Going to Hawaii was one of those once in a lifetime experiences because of it’s great distance from the mainland. It’s colorful and deeply bio-diverse landscape passed by our every moment on our 10-day journey. It is also a place of contradictions, there are gated communities vs. where the locals live. There are certain places like Honolulu where every square foot is developed and there are places off the big island where nothing is going on for miles.
In terms of food that I ate I can recall a variety of experiences. Because at certain portions in our trip my family was staying at Airbnb, we primarily went grocery shopping for our breakfasts. Unfortunately, we weren’t always able to invest in the local economy and my family just settled for whole foods. Which imports a variety of foods that we are accustomed to. This was our experiences at airport hotels and other similar establishments. One unique thing about Hawaii is it’s long-distance from the mainland. There are certain consequences because of this food have to be imported from far off places. People pay higher prices for food and it’s a higher cost of living if the essentials aren’t as cheap.
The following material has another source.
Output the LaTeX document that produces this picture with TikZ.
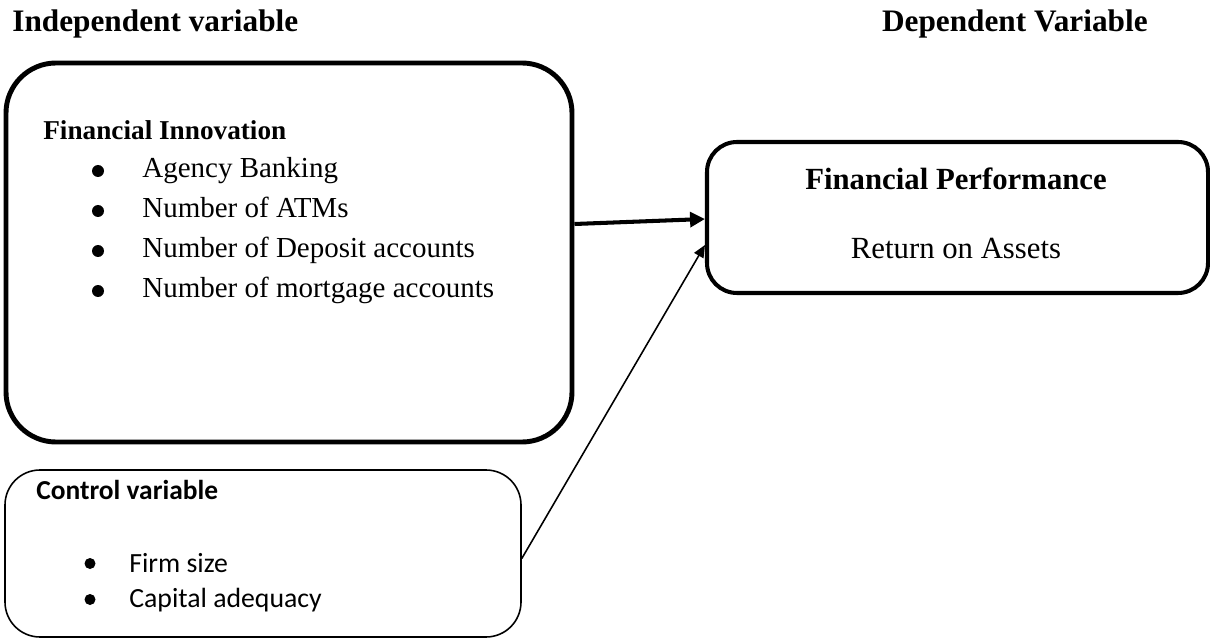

In contrast with our whole foods experience we did eat from a variety of local restaurants. Unlike here where you might find a Burger King, McDonalds or Wendy’s off the side of main street. There are a variety of successful local restaurants that can be found off of the highways. One of the surprising finds was a rather small looking restaurant which served primarily comfort food with a local charm. What made the experience very special was owners took their time and talked with us. Even pointing out certain tourist attractions that we might have wanted to visit in particularly a beach with green sand. When transitioning from one hotel to the next my family didn’t prep ahead of time. So, we were hoping to depend on restaurants but there were none open because it was Christmas. We ended up eating some Spanish bread and vegetables from a local market. We were hungry by the end of the day but it was more important that we contributed to the local economy. This situation felt fairly equivalent to a story my parents tell each thanksgiving. That in 1998 when me and my family first moved here from Belgium, we didn’t necessarily understand thanksgiving. They thought that all the shops would be open and they could eat something for dinner. Surprisingly this wasn’t the case and my parents ended up buying food from a gas station. In that way my trip to Hawaii let me accept different cultural experiences that I hope to share with others.